About seven miles north of Avocado, the Morris family shore house located in Sea Girt, New Jersey, is the small town of Ocean Grove. Founded in 1869 by a group of devout Methodists as a permanent camp meeting location, Ocean Grove became a seaside community devoted to simple living and everyday holiness. It does not seem as though Marriott C. Morris visited Ocean Grove frequently, however his photographs of Ocean Pathway leading toward the Auditorium and the camp meeting tents show evidence of at least one trip to the seaside town. Morris’ photos, along with other items from the Library Company’s collection, give a picture of late 19th century life in this unique place on the Jersey shore.
Morris chose to highlight one of the most distinctive aspects of Ocean Grove in his photographs; its tents. The tents originally provided temporary housing for the attendees of the Methodist revivals but stayed a part of the community even as permanent structures sprung up in Ocean Grove. In the late 19th century, tents could be found throughout the town and about 100 still remain.
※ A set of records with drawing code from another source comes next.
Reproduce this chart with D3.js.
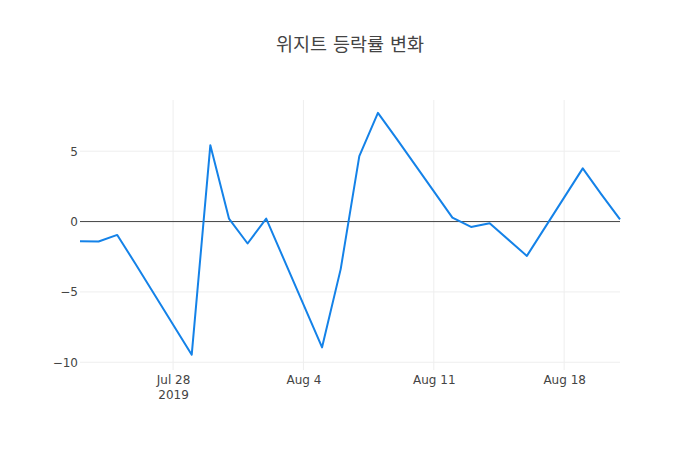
<!DOCTYPE html>
<html lang="ko">
<head>
<meta charset="UTF-8">
<title>위지트 등락률 변화</title>
<script src="https://d3js.org/d3.v7.min.js"></script>
<style>
    body { margin: 0; background: #fff; }
    svg { font-family: "DejaVu Sans", "Noto Sans CJK KR", sans-serif; }
    .tick text { fill: #444; font-size: 12px; font-family: "DejaVu Sans", sans-serif; }
</style>
</head>
<body>
<svg id="chart" width="700" height="450"></svg>
<script>
    // trading days and daily change (%)
    const dates = ["2019-07-23", "2019-07-24", "2019-07-25", "2019-07-26", "2019-07-29",
        "2019-07-30", "2019-07-31", "2019-08-01", "2019-08-02", "2019-08-05",
        "2019-08-06", "2019-08-07", "2019-08-08", "2019-08-09", "2019-08-12",
        "2019-08-13", "2019-08-14", "2019-08-16", "2019-08-19", "2019-08-20",
        "2019-08-21"];
    const changes = [-1.40, -1.42, -0.95, -3.05, -9.46,
        5.43, 0.21, -1.56, 0.21, -8.94,
        -3.38, 4.65, 7.73, 5.9, 0.28,
        -0.38, -0.12, -2.44, 3.78, 1.93,
        0.16];
    const yTicks = [-10, -5, 0, 5];
    const title = "위지트 등락률 변화";

    const parse = d3.timeParse("%Y-%m-%d");
    const data = dates.map((d, i) => ({ date: parse(d), value: changes[i] }));

    const margin = { top: 100, right: 80, bottom: 80, left: 80 };
    const width = 700 - margin.left - margin.right;
    const height = 450 - margin.top - margin.bottom;

    const svg = d3.select("#chart");
    const g = svg.append("g").attr("transform", `translate(${margin.left},${margin.top})`);

    const x = d3.scaleTime()
        .domain(d3.extent(data, d => d.date))
        .range([0, width]);
    const y = d3.scaleLinear()
        .domain([-10.55, 8.64])
        .range([height, 0]);

    // grid
    const xTicks = x.ticks(d3.timeWeek.every(1));
    g.append("g").selectAll("line")
        .data(xTicks)
        .join("line")
        .attr("x1", d => x(d)).attr("x2", d => x(d))
        .attr("y1", 0).attr("y2", height)
        .attr("stroke", "#eee");
    g.append("g").selectAll("line")
        .data(yTicks.filter(t => t !== 0))
        .join("line")
        .attr("x1", 0).attr("x2", width)
        .attr("y1", d => y(d)).attr("y2", d => y(d))
        .attr("stroke", "#eee");

    // zero line
    g.append("line")
        .attr("x1", 0).attr("x2", width)
        .attr("y1", y(0)).attr("y2", y(0))
        .attr("stroke", "#444")
        .attr("stroke-width", 1);

    // axes (labels only)
    const fmt = d3.timeFormat("%b %-d");
    const xAxis = g.append("g")
        .attr("transform", `translate(0,${height})`)
        .call(d3.axisBottom(x).tickValues(xTicks).tickFormat(fmt).tickSize(0).tickPadding(5));
    xAxis.select(".domain").remove();
    xAxis.selectAll(".tick").filter((d, i) => i === 0)
        .select("text")
        .append("tspan")
        .attr("x", 0)
        .attr("dy", "1.25em")
        .text("2019");

    const yAxis = g.append("g")
        .call(d3.axisLeft(y).tickValues(yTicks)
            .tickFormat(d => d < 0 ? "\u2212" + Math.abs(d) : d)
            .tickSize(0).tickPadding(2));
    yAxis.select(".domain").remove();

    // line
    const line = d3.line()
        .x(d => x(d.date))
        .y(d => y(d.value));
    g.append("path")
        .datum(data)
        .attr("fill", "none")
        .attr("stroke", "#1482e8")
        .attr("stroke-width", 2)
        .attr("stroke-linejoin", "round")
        .attr("d", line);

    // title
    svg.append("text")
        .attr("x", 350)
        .attr("y", 50.5)
        .attr("text-anchor", "middle")
        .attr("fill", "#444")
        .style("font-size", "18.5px")
        .text(title);
</script>
</body>
</html>
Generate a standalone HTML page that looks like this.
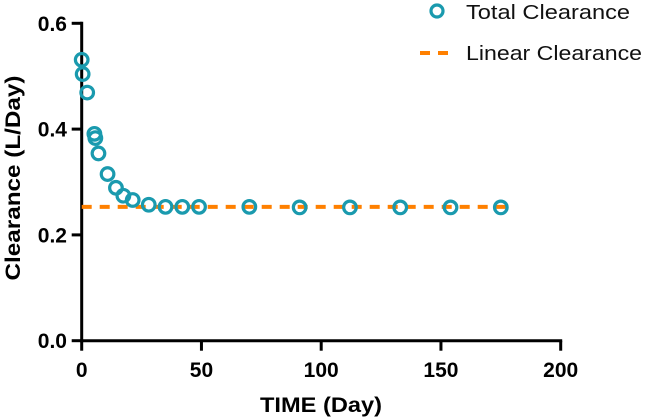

Tent life was extremely popular in Ocean Grove, allowing residents easy access to religious services and the opportunity to live simply. In the Ninth Annual Report of the President of the Ocean Grove Camp-Meeting Association of the Methodist Episcopal Church, President E.H. Stokes wrote that “tent life at this place instead of losing, increases in interest every year.” Each summer, both when Morris visited and today, tent owners pull sheets of canvas from the shed at the rear of each tent and stretch it over a wooden platform, creating their home for the next few months.
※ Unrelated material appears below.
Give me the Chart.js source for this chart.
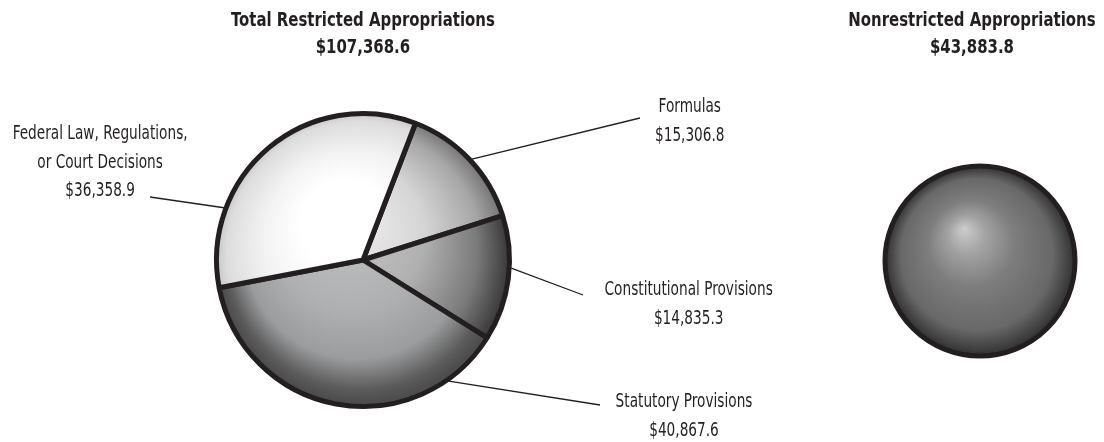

In addition to the camp meetings, its beautiful shoreline contributed to Ocean Grove’s popularity as a summer destination. A stereograph by Gustavus Pach from the Library Company’s collection shows a crowd enjoying Ocean Grove’s beach. Bathing attire in the 19th century was significantly more modest than today’s, and this was even more important than usual in a religious town like Ocean Grove where the “improper, immodest and exposed condition” of bathers was discouraged outside of the bathing grounds.
Not every visitor to Ocean Grove stayed in a tent. Elegant hotels like The Arlington, seen in this image from the 1878 Annual Report, provided more opulent accommodation. Another stereograph by Pach from about 1877 shows an aerial view of The Arlington with tents in the background. Standing next to the hotel is W.F. Day & Bros. Ice Cream Garden offering a cool respite from the summer heat. Undoubtedly, the line stretched around the block in the 1870s as it still does today at Day’s.
Morris’ second photograph of Ocean Grove shows Ocean Pathway leading toward the Auditorium, where the main worship services for the camp meetings were held. The Auditorium’s spire is visible beyond the trees, but the building that Morris photographed was not the first Auditorium in Ocean Grove. As attendance at the camp meeting grew each year, the need for a larger building became more apparent. The annual report from 1878 details renovations made to the existing auditorium, which included the suggestion of extending the roof to accommodate more seats. In the Annual Report from 1880, the need for expansion was even more explicit and a new building was proposed on the plot of land north of Ocean Pathway. This is where the Auditorium was located when Morris visited in 1884, serving as the center of the town, both visually and spiritually.